Pour conclure, soyons clair : Secret Defiance se trompe tout simplement de problème : ce n'est pas s'intéresser à la Wehrmacht qui est suspect, c'est pourquoi et surtout comment. Le comment, on en parlera tout à l'heure...
- le blindorama d'Alexandre Thers est consacré à la Roumanie, alliée de l'Axe entre 1941 et 1944 -puisqu'après août 1944, elle rejoint le camp soviétique : pourtant, la date de fin est bien 1945 et il n'est pas question ici de cette seconde période. La Roumanie bricole avec différents types de matériels, français, allemands, soviétiques retournés, et quelques productions nationales. Comme souvent, le IIIème Reich a été avare de ses véhicules pour un allié plus que méprisé. De manière fortuite, Adrien Fontanellaz vient tout juste de mettre en ligne un court article sur le même sujet, mais qui fournit une bibliographie indicative, contrairement à l'article de Batailles et Blindés.
- concernant mon article sur Cologne, je dois signaler qu'un lien Internet a été coupé dans la bibliographie, celui-ci, qui m'a été fort utile pour certains aspects.
- le dossier, qui fait la couverture, est signé Pierre Dufour et traite de la campagne d'Allemagne de la 5ème DB, à grand renfort de témoignages, complétés par un ordre de bataille, un organigramme de la division, mais une seule carte générale, ce qui est un peu court pour suivre au niveau tactique, en particulier.
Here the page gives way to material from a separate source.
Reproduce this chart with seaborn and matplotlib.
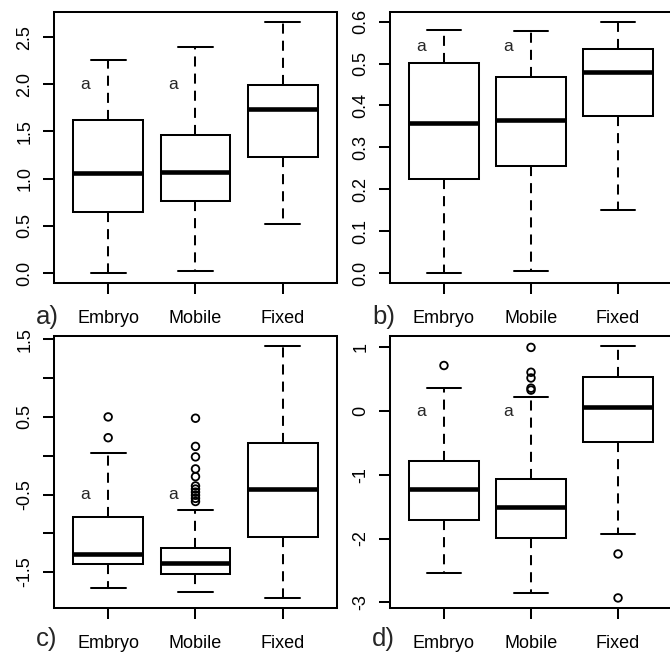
import numpy as np
import pandas as pd
import matplotlib
matplotlib.use("Agg")
import matplotlib.pyplot as plt
import seaborn as sns

groups = ["Embryo", "Mobile", "Fixed"]

# Five-number summaries per group: lower whisker, Q1, median, Q3, upper whisker
a_summary = [[0.000, 0.645, 1.057, 1.620, 2.262],
             [0.025, 0.762, 1.067, 1.461, 2.394],
             [0.518, 1.234, 1.738, 1.993, 2.660]]
b_summary = [[0.000, 0.2235, 0.357, 0.501, 0.580],
             [0.005, 0.255, 0.3655, 0.467, 0.577],
             [0.150, 0.375, 0.479, 0.535, 0.599]]
c_summary = [[-1.703, -1.392, -1.270, -0.786, 0.041],
             [-1.751, -1.526, -1.387, -1.184, -0.705],
             [-1.833, -1.045, -0.435, 0.158, 1.413]]
d_summary = [[-2.537, -1.716, -1.226, -0.779, 0.358],
             [-2.858, -1.989, -1.500, -1.068, 0.226],
             [-1.926, -0.484, 0.068, 0.542, 1.021]]

# Points beyond the whiskers
a_outliers = [[], [], []]
b_outliers = [[], [], []]
c_outliers = [[0.500, 0.232],
              [0.483, 0.120, -0.015, -0.170, -0.270, -0.390, -0.430,
               -0.470, -0.510, -0.550, -0.590],
              []]
d_outliers = [[0.716],
              [1.000, 0.610, 0.520, 0.360, 0.330],
              [-2.242, -2.932]]

# Axis ticks and their labels
a_ticks = [0.0, 0.5, 1.0, 1.5, 2.0, 2.5]
a_ticklabels = ["0.0", "0.5", "1.0", "1.5", "2.0", "2.5"]
b_ticks = [0.0, 0.1, 0.2, 0.3, 0.4, 0.5, 0.6]
b_ticklabels = ["0.0", "0.1", "0.2", "0.3", "0.4", "0.5", "0.6"]
c_ticks = [-1.5, -1.0, -0.5, 0.0, 0.5, 1.0, 1.5]
c_ticklabels = ["-1.5", "", "-0.5", "", "0.5", "", "1.5"]
d_ticks = [-3, -2, -1, 0, 1]
d_ticklabels = ["-3", "-2", "-1", "0", "1"]

# Height of the "a" significance letters over Embryo and Mobile
letter_y = [2.0, 0.54, -0.5, 0.0]
panel_tags = ["a)", "b)", "c)", "d)"]

sns.set_theme(style="ticks")
plt.rcParams["font.family"] = ["Liberation Sans", "DejaVu Sans"]

W, H = 670, 652
fig = plt.figure(figsize=(W / 100, H / 100), dpi=100)

# panel rectangles in pixels: left, right, top, bottom
rects = [(54, 337, 12, 283), (390, 672, 12, 283),
         (54, 337, 336, 608), (390, 672, 336, 608)]

LW = 1.45


def draw_panel(rect, summary, outliers, ticks, ticklabels, ly, tag):
    l, r, t, b = rect
    ax = fig.add_axes([l / W, 1 - b / H, (r - l) / W, (b - t) / H])
    df = pd.DataFrame({
        "group": np.repeat(groups, 5),
        "value": np.concatenate(summary),
    })
    sns.boxplot(data=df, x="group", y="value", order=groups,
                whis=(0, 100), width=0.8, color="white", linecolor="black",
                linewidth=LW, showfliers=False,
                whiskerprops={"linestyle": (0, (5, 3.5))},
                medianprops={"linewidth": 3.3, "solid_capstyle": "butt"},
                ax=ax)
    ox, oy = [], []
    for i, vals in enumerate(outliers):
        ox += [i] * len(vals)
        oy += list(vals)
    if oy:
        sns.scatterplot(x=ox, y=oy, marker="o", s=30, facecolors="none",
                        edgecolors="black", linewidths=1.3, ax=ax, zorder=5)
    allv = np.concatenate([np.concatenate(summary), np.array(oy, dtype=float)])
    lo, hi = allv.min(), allv.max()
    pad = 0.04 * (hi - lo)
    ax.set_ylim(lo - pad, hi + pad)
    ax.set_xlim(-0.62, 2.62)
    ax.set_xlabel("")
    ax.set_ylabel("")
    ax.set_yticks(ticks)
    ax.set_yticklabels(ticklabels, rotation=90, va="center")
    ax.set_xticks(range(len(groups)))
    ax.set_xticklabels(groups)
    ax.tick_params(axis="both", direction="out", length=8, width=LW,
                   color="black", labelcolor="black", labelsize=13,
                   bottom=True, left=True)
    ax.tick_params(axis="x", pad=11.5)
    ax.tick_params(axis="y", pad=7)
    for s in ax.spines.values():
        s.set_visible(True)
        s.set_linewidth(LW)
        s.set_color("black")
    for i in range(2):
        ax.text(i - 0.26, ly, "a", fontsize=12.5, ha="center", va="center")
    ax.text(-0.064, -(317 - 283) / 271 if t < 100 else -(639 - 608) / 272,
            tag, transform=ax.transAxes, fontsize=18.5,
            ha="left", va="center")
    return ax


draw_panel(rects[0], a_summary, a_outliers, a_ticks, a_ticklabels, letter_y[0], panel_tags[0])
draw_panel(rects[1], b_summary, b_outliers, b_ticks, b_ticklabels, letter_y[1], panel_tags[1])
draw_panel(rects[2], c_summary, c_outliers, c_ticks, c_ticklabels, letter_y[2], panel_tags[2])
draw_panel(rects[3], d_summary, d_outliers, d_ticks, d_ticklabels, letter_y[3], panel_tags[3])

fig.savefig("out.png", dpi=100, facecolor="white")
- l'article suivant, de Laurent Tirone, évoque... Otto Carius, encore. Je dis encore car dans le n°47 (ce n'est pas si vieux...), il était déjà là. Qu'avons nous ici ? Tout simplement un long extrait des mémoires de Carius, Tiger in the Mud, qui font également partie de la "revanche posthume" de la Wehrmacht" dont je parlais tout à l'heure. Car le témoignage n'est pas mis en perspective par l'auteur : si les photos, nombreuses, sont bien légendées, rien dans le texte ne présente, hors récit de Carius, le contexte stratégique. Il n'y a pas d'analyse tactique de l'engagement, ni de considérations sur ce que cela nous apprend sur l'emploi des Tigres, leurs limites, ou sur les engagements à Narva, qui sont effectivement une bataille importante pour l'armée allemande dans la partie nord du front de l'est. Par ailleurs, rien n'est dit sur ce que font les Soviétiques en face -à part ce qu'en voit et ce qu'en juge Carius...- et l'article ne comprend pas de carte pour se repérer. Il faut donc en trouver ailleurs pour essayer de suivre un peu le récit. Un autre magazine, en son temps, qui traitait du même engagement, avait lui inséré des cartes de situation tactiques... bref, on peut se demander ce que nous apporte ce témoignage brut, livré tel quel : c'est la question du "comment" de tout à l'heure, qui revient ici. L'article ne présente pas vraiment de questionnement.
- Jean-Jacques Cécile, qui écrivait auparavant dans Assaut (magazine qui semble ne pas avoir survécu à la disparition d'Yves Debay, et dont les auteurs, j'imagine, doivent aller chercher du travail ailleurs), intervient pour présenter les changements intervenus dans le domaine de la reconnaissance, en Irak et en Afghanistan, au sein des armées américaine, britannique et canadienne en particulier.
- Hugues Wenkin poursuit ses articles de fond sur la bataille des Ardennes. Ici, il évoque la contre-attaque américaine de Patton pour secourir Bastogne. C'est un article équilibré, avec des références aux deux parties en présence, de nombreuses photos bien légendées, trois cartes pour se repérer (là encore, on aurait bien aimé en avoir une en plus au niveau tactique), et avec une analyse des combats en conclusion. Mais là encore, il manque les sources.
- enfin, Yann Mahé dresse rapidement l'exploit du "diable d'El-Alamein", Günther Halm, chargeur d'un 7,62 cm Pak 36 (r) qui détruit ou endommage avec sa pièce 16 Valentine britanniques le 22 juillet 1942. Là encore, les sources ne sont pas mentionnées et on retombe sur le "comment". Certes, c'est un exploit tactique bien décrit, mais on aurait aimé en savoir plus sur le contexte stratégique (évoqué rapidement au début), sur ce que cela implique en termes de combat antichar (pourquoi les Valentine chargent-ils ainsi ? quelle est la doctrine britannique et les pratiques en 1942 ? et celle, antichar, des Allemands ?) et sur le personnage lui-même (quel est son parcours ensuite ? qu'en est-il de son appartenance à une Wehrmacht au service du pouvoir nazi ? etc). Une fois de plus, un véritable questionnement est absent, sans doute en raison de la brièveté du propos.